Check each line of the data for "seaborn" and select those that have it.

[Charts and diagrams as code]
..........
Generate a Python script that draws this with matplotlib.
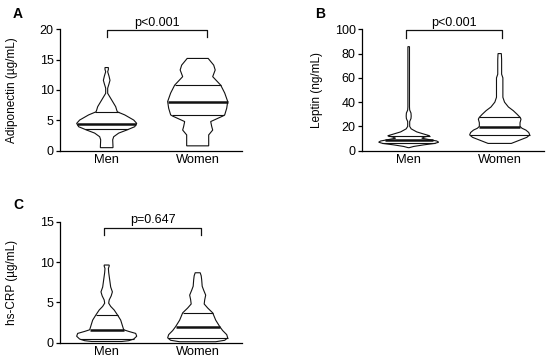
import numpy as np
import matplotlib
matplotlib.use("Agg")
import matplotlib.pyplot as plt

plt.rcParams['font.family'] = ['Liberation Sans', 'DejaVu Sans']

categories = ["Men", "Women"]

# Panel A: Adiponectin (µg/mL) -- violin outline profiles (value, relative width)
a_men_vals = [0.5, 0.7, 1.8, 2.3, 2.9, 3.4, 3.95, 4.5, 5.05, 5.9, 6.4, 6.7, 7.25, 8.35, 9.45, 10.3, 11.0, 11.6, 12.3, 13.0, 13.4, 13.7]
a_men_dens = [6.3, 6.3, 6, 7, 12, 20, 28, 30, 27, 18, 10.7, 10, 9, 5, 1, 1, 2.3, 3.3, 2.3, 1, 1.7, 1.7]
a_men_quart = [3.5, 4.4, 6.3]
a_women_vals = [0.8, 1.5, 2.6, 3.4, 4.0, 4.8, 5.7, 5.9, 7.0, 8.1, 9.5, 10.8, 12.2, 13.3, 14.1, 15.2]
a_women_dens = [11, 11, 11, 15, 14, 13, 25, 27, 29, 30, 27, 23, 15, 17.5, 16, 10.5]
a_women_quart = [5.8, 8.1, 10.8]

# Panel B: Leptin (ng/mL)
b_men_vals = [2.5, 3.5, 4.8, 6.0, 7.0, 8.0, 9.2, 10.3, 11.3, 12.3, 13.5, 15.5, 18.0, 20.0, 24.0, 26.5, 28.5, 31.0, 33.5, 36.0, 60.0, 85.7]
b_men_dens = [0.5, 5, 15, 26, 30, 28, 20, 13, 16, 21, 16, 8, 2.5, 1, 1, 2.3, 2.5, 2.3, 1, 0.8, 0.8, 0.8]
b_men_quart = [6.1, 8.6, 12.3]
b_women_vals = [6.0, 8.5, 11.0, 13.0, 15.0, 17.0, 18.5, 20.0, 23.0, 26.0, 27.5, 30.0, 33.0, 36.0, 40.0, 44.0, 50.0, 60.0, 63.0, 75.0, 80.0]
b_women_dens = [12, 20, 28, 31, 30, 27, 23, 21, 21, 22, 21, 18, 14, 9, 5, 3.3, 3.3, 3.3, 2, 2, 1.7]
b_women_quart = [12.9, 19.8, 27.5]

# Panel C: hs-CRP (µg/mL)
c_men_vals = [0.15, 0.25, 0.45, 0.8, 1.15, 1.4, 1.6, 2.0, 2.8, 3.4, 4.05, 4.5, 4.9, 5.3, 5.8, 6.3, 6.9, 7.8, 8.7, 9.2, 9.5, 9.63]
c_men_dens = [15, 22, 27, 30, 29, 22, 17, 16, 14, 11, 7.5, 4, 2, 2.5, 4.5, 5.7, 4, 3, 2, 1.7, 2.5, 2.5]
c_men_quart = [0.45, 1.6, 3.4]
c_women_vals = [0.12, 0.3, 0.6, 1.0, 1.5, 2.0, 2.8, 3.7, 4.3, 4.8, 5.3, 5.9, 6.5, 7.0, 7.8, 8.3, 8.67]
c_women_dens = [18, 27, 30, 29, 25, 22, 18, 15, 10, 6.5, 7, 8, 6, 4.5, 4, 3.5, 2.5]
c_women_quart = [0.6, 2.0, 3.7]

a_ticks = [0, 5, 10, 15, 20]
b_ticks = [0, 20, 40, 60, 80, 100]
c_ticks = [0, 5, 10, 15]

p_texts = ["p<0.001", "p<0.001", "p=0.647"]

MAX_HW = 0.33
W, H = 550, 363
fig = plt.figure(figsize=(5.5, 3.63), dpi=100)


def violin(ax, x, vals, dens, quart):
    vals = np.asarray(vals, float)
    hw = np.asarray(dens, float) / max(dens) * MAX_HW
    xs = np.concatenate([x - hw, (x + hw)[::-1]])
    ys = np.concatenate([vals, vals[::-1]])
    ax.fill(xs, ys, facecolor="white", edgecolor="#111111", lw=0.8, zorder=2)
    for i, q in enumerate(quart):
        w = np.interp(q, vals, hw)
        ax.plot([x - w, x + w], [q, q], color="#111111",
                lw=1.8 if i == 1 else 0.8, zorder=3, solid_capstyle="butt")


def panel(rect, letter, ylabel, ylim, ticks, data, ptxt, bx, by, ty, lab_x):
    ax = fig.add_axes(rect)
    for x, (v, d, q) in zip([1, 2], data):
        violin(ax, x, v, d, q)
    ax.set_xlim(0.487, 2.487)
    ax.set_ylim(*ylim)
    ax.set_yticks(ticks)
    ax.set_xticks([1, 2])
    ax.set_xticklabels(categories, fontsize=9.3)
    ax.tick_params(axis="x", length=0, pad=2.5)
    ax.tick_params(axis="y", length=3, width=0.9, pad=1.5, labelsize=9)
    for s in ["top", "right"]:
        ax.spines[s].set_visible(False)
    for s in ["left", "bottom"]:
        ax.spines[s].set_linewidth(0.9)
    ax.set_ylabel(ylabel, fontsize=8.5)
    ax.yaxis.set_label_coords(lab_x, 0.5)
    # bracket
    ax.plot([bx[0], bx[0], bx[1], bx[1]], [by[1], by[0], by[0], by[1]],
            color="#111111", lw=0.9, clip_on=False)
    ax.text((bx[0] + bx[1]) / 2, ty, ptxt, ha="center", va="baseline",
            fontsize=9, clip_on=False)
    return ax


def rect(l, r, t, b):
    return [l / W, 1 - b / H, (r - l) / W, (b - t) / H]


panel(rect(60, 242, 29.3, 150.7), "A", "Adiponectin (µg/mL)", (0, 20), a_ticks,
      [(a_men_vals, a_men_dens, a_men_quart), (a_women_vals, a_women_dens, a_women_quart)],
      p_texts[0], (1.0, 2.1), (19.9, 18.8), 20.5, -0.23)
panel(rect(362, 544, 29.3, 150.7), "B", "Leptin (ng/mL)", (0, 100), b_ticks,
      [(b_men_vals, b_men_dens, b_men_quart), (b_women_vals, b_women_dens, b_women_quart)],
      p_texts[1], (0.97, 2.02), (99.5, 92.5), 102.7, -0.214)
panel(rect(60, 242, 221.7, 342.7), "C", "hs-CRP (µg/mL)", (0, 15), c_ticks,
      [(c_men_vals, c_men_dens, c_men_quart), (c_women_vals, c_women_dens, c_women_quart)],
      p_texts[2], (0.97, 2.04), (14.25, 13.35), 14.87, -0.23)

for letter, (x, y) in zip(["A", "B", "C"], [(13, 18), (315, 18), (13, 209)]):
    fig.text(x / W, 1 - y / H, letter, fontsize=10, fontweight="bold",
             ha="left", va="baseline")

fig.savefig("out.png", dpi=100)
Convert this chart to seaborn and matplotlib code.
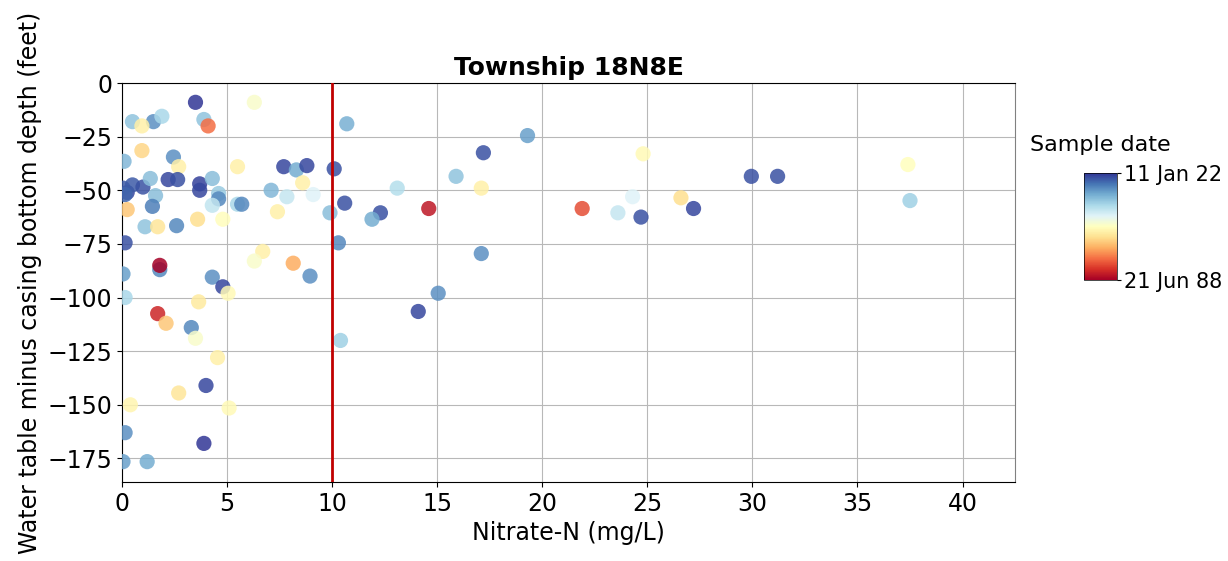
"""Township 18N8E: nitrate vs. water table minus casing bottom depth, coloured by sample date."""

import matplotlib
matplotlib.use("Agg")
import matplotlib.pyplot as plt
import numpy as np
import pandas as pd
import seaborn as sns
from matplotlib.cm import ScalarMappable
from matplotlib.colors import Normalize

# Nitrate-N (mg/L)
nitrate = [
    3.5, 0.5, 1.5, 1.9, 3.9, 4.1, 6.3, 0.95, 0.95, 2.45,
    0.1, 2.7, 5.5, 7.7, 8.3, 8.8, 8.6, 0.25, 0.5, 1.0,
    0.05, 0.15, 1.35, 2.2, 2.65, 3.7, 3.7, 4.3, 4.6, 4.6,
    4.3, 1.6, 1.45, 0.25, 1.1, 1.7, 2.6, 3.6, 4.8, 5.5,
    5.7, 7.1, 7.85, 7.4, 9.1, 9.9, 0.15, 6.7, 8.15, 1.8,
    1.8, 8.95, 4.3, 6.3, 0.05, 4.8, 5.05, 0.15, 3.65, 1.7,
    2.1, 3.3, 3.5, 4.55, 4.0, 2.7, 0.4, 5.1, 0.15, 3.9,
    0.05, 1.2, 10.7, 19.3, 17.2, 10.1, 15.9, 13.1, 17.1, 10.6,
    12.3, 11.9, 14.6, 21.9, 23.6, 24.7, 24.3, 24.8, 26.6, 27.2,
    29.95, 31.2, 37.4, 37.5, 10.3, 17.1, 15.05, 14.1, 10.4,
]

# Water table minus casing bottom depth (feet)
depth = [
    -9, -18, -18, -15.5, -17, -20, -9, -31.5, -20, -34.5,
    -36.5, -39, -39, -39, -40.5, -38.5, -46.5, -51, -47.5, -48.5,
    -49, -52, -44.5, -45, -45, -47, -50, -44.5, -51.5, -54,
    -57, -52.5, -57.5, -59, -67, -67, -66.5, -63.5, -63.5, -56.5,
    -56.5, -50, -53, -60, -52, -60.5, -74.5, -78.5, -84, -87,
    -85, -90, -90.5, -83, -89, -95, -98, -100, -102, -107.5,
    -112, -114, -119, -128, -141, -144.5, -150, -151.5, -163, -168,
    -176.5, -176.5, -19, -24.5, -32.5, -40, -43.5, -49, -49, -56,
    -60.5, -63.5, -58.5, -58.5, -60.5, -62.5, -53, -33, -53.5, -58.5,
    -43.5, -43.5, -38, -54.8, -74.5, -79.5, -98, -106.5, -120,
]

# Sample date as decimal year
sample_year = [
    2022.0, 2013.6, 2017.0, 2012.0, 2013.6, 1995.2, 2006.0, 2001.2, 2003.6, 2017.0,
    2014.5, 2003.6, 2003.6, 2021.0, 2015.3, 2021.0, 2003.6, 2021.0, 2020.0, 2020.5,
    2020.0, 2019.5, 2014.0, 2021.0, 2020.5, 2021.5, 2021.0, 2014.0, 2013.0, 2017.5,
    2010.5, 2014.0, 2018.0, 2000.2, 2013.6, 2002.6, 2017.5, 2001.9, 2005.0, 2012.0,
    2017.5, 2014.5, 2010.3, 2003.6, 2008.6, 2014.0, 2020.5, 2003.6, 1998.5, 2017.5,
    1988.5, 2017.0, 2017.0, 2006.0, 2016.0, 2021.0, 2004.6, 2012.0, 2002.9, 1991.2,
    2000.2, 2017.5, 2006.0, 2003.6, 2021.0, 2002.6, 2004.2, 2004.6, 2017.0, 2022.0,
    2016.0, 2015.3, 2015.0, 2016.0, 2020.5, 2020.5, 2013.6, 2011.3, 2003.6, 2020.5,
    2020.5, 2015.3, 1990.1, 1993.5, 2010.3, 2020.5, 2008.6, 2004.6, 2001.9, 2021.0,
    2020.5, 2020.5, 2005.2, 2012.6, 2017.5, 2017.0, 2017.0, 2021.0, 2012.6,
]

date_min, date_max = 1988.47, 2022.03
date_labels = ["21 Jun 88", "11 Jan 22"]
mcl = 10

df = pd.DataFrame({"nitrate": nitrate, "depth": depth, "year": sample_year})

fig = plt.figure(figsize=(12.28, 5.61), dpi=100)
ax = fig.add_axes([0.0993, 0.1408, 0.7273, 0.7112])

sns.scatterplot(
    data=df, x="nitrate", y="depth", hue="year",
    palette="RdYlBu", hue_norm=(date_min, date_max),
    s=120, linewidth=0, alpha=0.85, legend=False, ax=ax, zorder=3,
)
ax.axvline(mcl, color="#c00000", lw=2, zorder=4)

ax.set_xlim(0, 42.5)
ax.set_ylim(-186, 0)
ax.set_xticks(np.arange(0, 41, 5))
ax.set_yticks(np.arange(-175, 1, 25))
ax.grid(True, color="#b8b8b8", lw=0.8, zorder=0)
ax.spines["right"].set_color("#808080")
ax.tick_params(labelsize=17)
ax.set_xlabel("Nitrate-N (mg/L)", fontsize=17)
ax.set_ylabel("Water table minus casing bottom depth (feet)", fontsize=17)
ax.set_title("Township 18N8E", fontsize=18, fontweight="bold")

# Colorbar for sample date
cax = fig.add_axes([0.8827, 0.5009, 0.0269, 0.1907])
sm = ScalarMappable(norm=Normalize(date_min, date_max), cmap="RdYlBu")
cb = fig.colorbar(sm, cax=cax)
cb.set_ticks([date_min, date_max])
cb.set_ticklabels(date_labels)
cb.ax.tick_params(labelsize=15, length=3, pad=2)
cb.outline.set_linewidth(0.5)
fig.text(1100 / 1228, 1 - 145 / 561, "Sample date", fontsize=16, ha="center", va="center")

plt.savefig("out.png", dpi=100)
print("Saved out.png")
..........
Complete response:
Convert this chart to seaborn and matplotlib code.
import seaborn as sns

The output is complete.